--- start Given data ---

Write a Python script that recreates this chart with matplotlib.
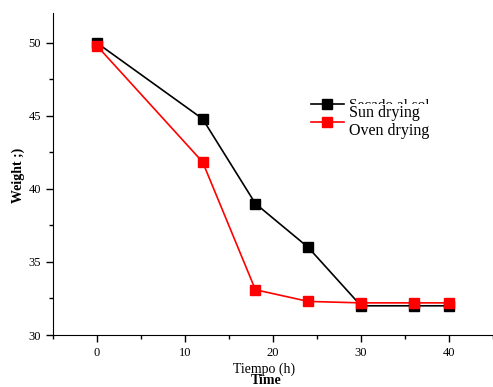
import matplotlib
matplotlib.use('Agg')
import matplotlib.pyplot as plt
from matplotlib.ticker import MultipleLocator

plt.rcParams['font.family'] = ['Liberation Serif', 'DejaVu Serif']

time_h = [0, 12, 18, 24, 30, 36, 40]
sun = [50.0, 44.8, 39.0, 36.0, 32.0, 32.0, 32.0]
oven = [49.8, 41.85, 33.1, 32.3, 32.2, 32.2, 32.2]

W, H = 493, 387
fig = plt.figure(figsize=(W / 100, H / 100), dpi=100)
ax = fig.add_axes([53 / W, 1 - 335 / H, 440 / W, 322 / H])

ax.plot(time_h, sun, color='black', marker='s', markersize=7, linewidth=1.2, label='Secado al sol')
ax.plot(time_h, oven, color='red', marker='s', markersize=7, linewidth=1.2, label=' ')

ax.set_xlim(-5, 45)
ax.set_ylim(30, 52.05)
ax.xaxis.set_major_locator(MultipleLocator(10))
ax.xaxis.set_minor_locator(MultipleLocator(5))
ax.yaxis.set_major_locator(MultipleLocator(5))
ax.yaxis.set_minor_locator(MultipleLocator(2.5))
ax.tick_params(which='both', direction='out', labelsize=9, width=1)
ax.tick_params(which='major', length=5)
ax.tick_params(which='minor', length=3)
ax.spines['top'].set_visible(False)
ax.spines['right'].set_visible(False)

leg = fig.legend(loc='upper left', bbox_to_anchor=(303 / W, 1 - 91 / H), frameon=False,
                 fontsize=11, handlelength=2.2, handletextpad=0.3, labelspacing=0.3,
                 borderpad=0)
leg.set_zorder(5)

# overlay text covering part of the original legend
fig.text(349 / W, 1 - 122 / H, 'Sun drying\nOven drying', fontsize=11.5, va='center',
         linespacing=1.2, zorder=10,
         bbox=dict(facecolor='white', edgecolor='none', pad=0.3))

fig.text(264 / W, 1 - 369 / H, 'Tiempo (h)', fontsize=10, ha='center', va='center')
fig.text(266 / W, 1 - 381 / H, 'Time', fontsize=10, ha='center', va='center', fontweight='bold')
fig.text(18 / W, 1 - 175 / H, 'Weight ;)', fontsize=10, ha='center', va='center',
         rotation=90, fontweight='bold')

fig.savefig('out.png', dpi=100)
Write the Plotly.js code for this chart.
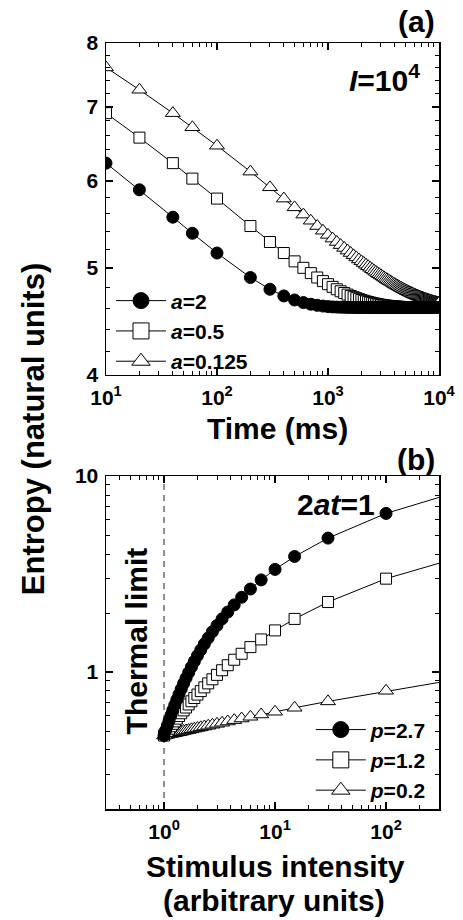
<!DOCTYPE html>
<html>
<head>
<meta charset="utf-8">
<script src="https://cdn.plot.ly/plotly-3.0.1.min.js"></script>
<style>html,body{margin:0;padding:0;background:#fff;}#chart{width:463px;height:920px;}</style>
</head>
<body>
<div id="chart"></div>
<script>
// ---------- Panel (a): entropy vs time, I = 10^4 ----------
const timeMs = [10,20,40,60,
 100,200,300,400,500,600,700,800,900,1000,
 1100,1200,1300,1400,1500,1600,1700,1800,1900,2000,
 2100,2200,2300,2400,2500,2600,2700,2800,2900,3000,
 3100,3200,3300,3400,3500,3600,3700,3800,3900,4000,
 4100,4200,4300,4400,4500,4600,4700,4800,4900,5000,
 5100,5200,5300,5400,5500,5600,5700,5800,5900,6000,
 6100,6200,6300,6400,6500,6600,6700,6800,6900,7000,
 7100,7200,7300,7400,7500,7600,7700,7800,7900,8000,
 8100,8200,8300,8400,8500,8600,8700,8800,8900,9000,
 9100,9200,9300,9400,9500,9600,9700,9800,9900,10000];

const entropyA2 = [6.225,5.888,5.561,5.377,
 5.160,4.903,4.784,4.718,4.678,4.653,4.637,4.626,4.619,4.614,
 4.611,4.609,4.608,4.607,4.606,4.606,4.605,4.605,4.605,4.605,
 4.605,4.605,4.605,4.605,4.605,4.605,4.605,4.605,4.605,4.605,
 4.605,4.605,4.605,4.605,4.605,4.605,4.605,4.605,4.605,4.605,
 4.605,4.605,4.605,4.605,4.605,4.605,4.605,4.605,4.605,4.605,
 4.605,4.605,4.605,4.605,4.605,4.605,4.605,4.605,4.605,4.605,
 4.605,4.605,4.605,4.605,4.605,4.605,4.605,4.605,4.605,4.605,
 4.605,4.605,4.605,4.605,4.605,4.605,4.605,4.605,4.605,4.605,
 4.605,4.605,4.605,4.605,4.605,4.605,4.605,4.605,4.605,4.605,
 4.605,4.605,4.605,4.605,4.605,4.605,4.605,4.605,4.605,4.605];

const entropyA05 = [6.910,6.566,6.225,6.027,
 5.781,5.459,5.280,5.160,5.071,5.003,4.948,4.903,4.866,4.835,
 4.808,4.784,4.764,4.747,4.731,4.718,4.706,4.696,4.686,4.678,
 4.670,4.664,4.658,4.653,4.648,4.644,4.640,4.637,4.633,4.631,
 4.628,4.626,4.624,4.622,4.621,4.619,4.618,4.617,4.615,4.614,
 4.613,4.613,4.612,4.611,4.611,4.610,4.610,4.609,4.609,4.608,
 4.608,4.608,4.608,4.607,4.607,4.607,4.607,4.607,4.606,4.606,
 4.606,4.606,4.606,4.606,4.606,4.606,4.606,4.606,4.606,4.605,
 4.605,4.605,4.605,4.605,4.605,4.605,4.605,4.605,4.605,4.605,
 4.605,4.605,4.605,4.605,4.605,4.605,4.605,4.605,4.605,4.605,
 4.605,4.605,4.605,4.605,4.605,4.605,4.605,4.605,4.605,4.605];

const entropyA0125 = [7.602,7.256,6.910,6.709,
 6.456,6.116,5.919,5.781,5.676,5.591,5.520,5.459,5.406,5.359,
 5.318,5.280,5.246,5.215,5.186,5.160,5.135,5.113,5.091,5.071,
 5.053,5.035,5.019,5.003,4.988,4.974,4.961,4.948,4.936,4.925,
 4.914,4.903,4.893,4.884,4.875,4.866,4.858,4.850,4.842,4.835,
 4.827,4.821,4.814,4.808,4.801,4.796,4.790,4.784,4.779,4.774,
 4.769,4.764,4.760,4.755,4.751,4.747,4.743,4.739,4.735,4.731,
 4.728,4.724,4.721,4.718,4.715,4.712,4.709,4.706,4.703,4.701,
 4.698,4.696,4.693,4.691,4.688,4.686,4.684,4.682,4.680,4.678,
 4.676,4.674,4.672,4.670,4.669,4.667,4.665,4.664,4.662,4.661,
 4.659,4.658,4.656,4.655,4.654,4.653,4.651,4.650,4.649,4.648];

// ---------- Panel (b): entropy vs stimulus intensity, 2at = 1 ----------
const stimulus = [1,1.0345,1.0714,1.1111,1.1538,1.2,1.25,1.3043,1.3636,1.4286,
 1.5,1.5789,1.6667,1.7647,1.875,2,2.1429,2.3077,2.5,2.7273,
 3,3.3333,3.75,4.2857,5,6,7.5,10,15,30,100,1000];

const entropyP27 = [0.474,0.503,0.533,0.566,0.601,0.639,0.679,0.723,0.769,0.819,
 0.873,0.931,0.993,1.060,1.133,1.212,1.297,1.390,1.492,1.605,
 1.728,1.867,2.023,2.200,2.406,2.651,2.951,3.339,3.886,4.821,6.446,9.555];

const entropyP12 = [0.474,0.487,0.500,0.514,0.529,0.544,0.560,0.578,0.596,0.616,
 0.637,0.659,0.683,0.709,0.737,0.767,0.799,0.835,0.875,0.918,
 0.967,1.021,1.083,1.155,1.239,1.340,1.466,1.630,1.866,2.275,2.994,4.374];

const entropyP02 = [0.474,0.476,0.479,0.481,0.483,0.486,0.488,0.491,0.493,0.496,
 0.500,0.503,0.506,0.510,0.514,0.518,0.522,0.527,0.532,0.538,
 0.544,0.551,0.559,0.568,0.579,0.591,0.607,0.627,0.657,0.708,0.802,0.994];

// tick labels
const timeTickVals = [10,100,1000,10000];
const timeTickText = ['<b>10<sup>1</sup></b>','<b>10<sup>2</sup></b>','<b>10<sup>3</sup></b>','<b>10<sup>4</sup></b>'];
const entTopTickVals = [4,5,6,7,8];
const entTopTickText = ['<b>4</b>','<b>5</b>','<b>6</b>','<b>7</b>','<b>8</b>'];
const entTopMinor = [4.2,4.4,4.6,4.8,5.2,5.4,5.6,5.8,6.2,6.4,6.6,6.8,7.2,7.4,7.6,7.8];
const stimTickVals = [1,10,100];
const stimTickText = ['<b>10<sup>0</sup></b>','<b>10<sup>1</sup></b>','<b>10<sup>2</sup></b>'];
const entBotTickVals = [1,10];
const entBotTickText = ['<b>1</b>','<b>10</b>'];
const thermalLimit = 1;

const legendA = ['<i>a</i>=2','<i>a</i>=0.5','<i>a</i>=0.125'];
const legendP = ['<i>p</i>=2.7','<i>p</i>=1.2','<i>p</i>=0.2'];

const FONT = '"Liberation Sans", Arial, Helvetica, sans-serif';

function mk(symbol, fill, size) {
  return {symbol: symbol, size: size, color: fill, line: {color: '#000', width: 1}};
}
const lineStyle = {color: '#000', width: 1};
const styles = [
  {sym: 'circle', fill: '#000', size: 12},
  {sym: 'square', fill: '#fff', size: 11},
  {sym: 'triangle-up', fill: '#fff', size: 13}
];

const topY = [entropyA2, entropyA05, entropyA0125];
const botY = [entropyP27, entropyP12, entropyP02];

const traces = [];
// data traces (triangles drawn first, circles on top)
for (let i = 2; i >= 0; i--) {
  traces.push({x: timeMs, y: topY[i], xaxis: 'x', yaxis: 'y', mode: 'lines+markers',
    line: lineStyle, marker: mk(styles[i].sym, styles[i].fill, styles[i].size), showlegend: false});
}
for (let i = 2; i >= 0; i--) {
  traces.push({x: stimulus, y: botY[i], xaxis: 'x2', yaxis: 'y2', mode: 'lines+markers',
    line: lineStyle, marker: mk(styles[i].sym, styles[i].fill, styles[i].size), showlegend: false});
}
// legend keys (no data points; larger symbols as in the reference key)
for (let i = 0; i < 3; i++) {
  traces.push({x: [null], y: [null], xaxis: 'x', yaxis: 'y', mode: 'lines+markers', name: legendA[i],
    line: lineStyle, marker: mk(styles[i].sym, styles[i].fill, 16), legend: 'legend', legendrank: i + 1});
  traces.push({x: [null], y: [null], xaxis: 'x2', yaxis: 'y2', mode: 'lines+markers', name: legendP[i],
    line: lineStyle, marker: mk(styles[i].sym, styles[i].fill, 16), legend: 'legend2', legendrank: i + 1});
}

const tickFont = {family: FONT, size: 21, color: '#000', weight: 'bold'};
const bigFont = {family: FONT, size: 30, color: '#000', weight: 'bold'};

function axisBase() {
  return {
    type: 'log', showline: true, linecolor: '#000', linewidth: 1.5, mirror: 'allticks',
    ticks: 'inside', ticklen: 7, tickwidth: 1.5, tickcolor: '#000',
    showgrid: false, zeroline: false, tickfont: tickFont, tickmode: 'array'
  };
}
const minorD1 = {ticks: 'inside', ticklen: 4, tickwidth: 1, tickcolor: '#000', dtick: 'D1'};

const xTop = Object.assign(axisBase(), {
  domain: [0, 1], anchor: 'y', range: [1, 4], ticklabelstandoff: 3,
  tickvals: timeTickVals, ticktext: timeTickText, minor: minorD1
});
const yTop = Object.assign(axisBase(), {
  domain: [0.5666, 1], anchor: 'x', range: [Math.log10(4), Math.log10(8)], ticklabelstandoff: 2,
  tickvals: entTopTickVals, ticktext: entTopTickText,
  minor: {ticks: 'inside', ticklen: 4, tickwidth: 1, tickcolor: '#000', tickmode: 'array', tickvals: entTopMinor}
});
const xBot = Object.assign(axisBase(), {
  domain: [0, 1], anchor: 'y2', range: [Math.log10(0.3), Math.log10(300)], ticklabelstandoff: 3,
  tickvals: stimTickVals, ticktext: stimTickText, minor: minorD1
});
const yBot = Object.assign(axisBase(), {
  domain: [0, 0.4347], anchor: 'x2', range: [Math.log10(0.2), 1], ticklabelstandoff: 2,
  tickvals: entBotTickVals, ticktext: entBotTickText, minor: minorD1
});

const legendFont = {family: FONT, size: 21, color: '#000', weight: 'bold'};

function ann(text, x, y, extra) {
  return Object.assign({text: text, xref: 'paper', yref: 'paper', x: x, y: y,
    xanchor: 'center', yanchor: 'middle', showarrow: false, font: bigFont}, extra || {});
}

const layout = {
  width: 463, height: 920,
  margin: {l: 106, r: 24, t: 43, b: 111},
  paper_bgcolor: '#fff', plot_bgcolor: '#fff',
  showlegend: true,
  xaxis: xTop, yaxis: yTop, xaxis2: xBot, yaxis2: yBot,
  legend: {x: 0.015, y: 0.690, xanchor: 'left', yanchor: 'top', bgcolor: 'rgba(0,0,0,0)',
           font: legendFont, tracegroupgap: 0, itemsizing: 'trace', itemwidth: 50},
  legend2: {x: 0.615, y: 0.130, xanchor: 'left', yanchor: 'top', bgcolor: 'rgba(0,0,0,0)',
            font: legendFont, tracegroupgap: 0, itemsizing: 'trace', itemwidth: 50},
  shapes: [
    {type: 'line', xref: 'x2', yref: 'y2 domain', x0: thermalLimit, x1: thermalLimit, y0: 0, y1: 1,
     line: {color: '#222', width: 1, dash: '6px,5px'}, layer: 'below'}
  ],
  annotations: [
    ann('Entropy (natural units)', -0.219, 0.496, {textangle: -90, font: Object.assign({}, bigFont, {size: 31})}),
    ann('Time (ms)', 0.5165, 0.497),
    ann('Stimulus intensity', 0.508, -0.0745),
    ann('(arbitrary units)', 0.505, -0.1198),
    ann('(a)', 0.994, 1.0287, {xanchor: 'right'}),
    ann('<i>I</i>=10<sup>4</sup>', 0.95, 0.954, {xanchor: 'right'}),
    ann('(b)', 0.994, 0.456, {xanchor: 'right'}),
    ann('2<i>at</i>=1', 0.69, 0.397),
    ann('Thermal limit', 0.093, 0.22, {textangle: -90})
  ]
};

Plotly.newPlot('chart', traces, layout, {staticPlot: true, displayModeBar: false});
</script>
</body>
</html>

--- end Given data ---

Goal
Restate, line by line and word for word, everything from the top of the material through the line that contains "plt.rcParams['font.family'] = ['Liberation". Leave pictures out.

Response to the task
Write a Python script that recreates this chart with matplotlib.
import matplotlib
matplotlib.use('Agg')
import matplotlib.pyplot as plt
from matplotlib.ticker import MultipleLocator

plt.rcParams['font.family'] = ['Liberation Serif', 'DejaVu Serif']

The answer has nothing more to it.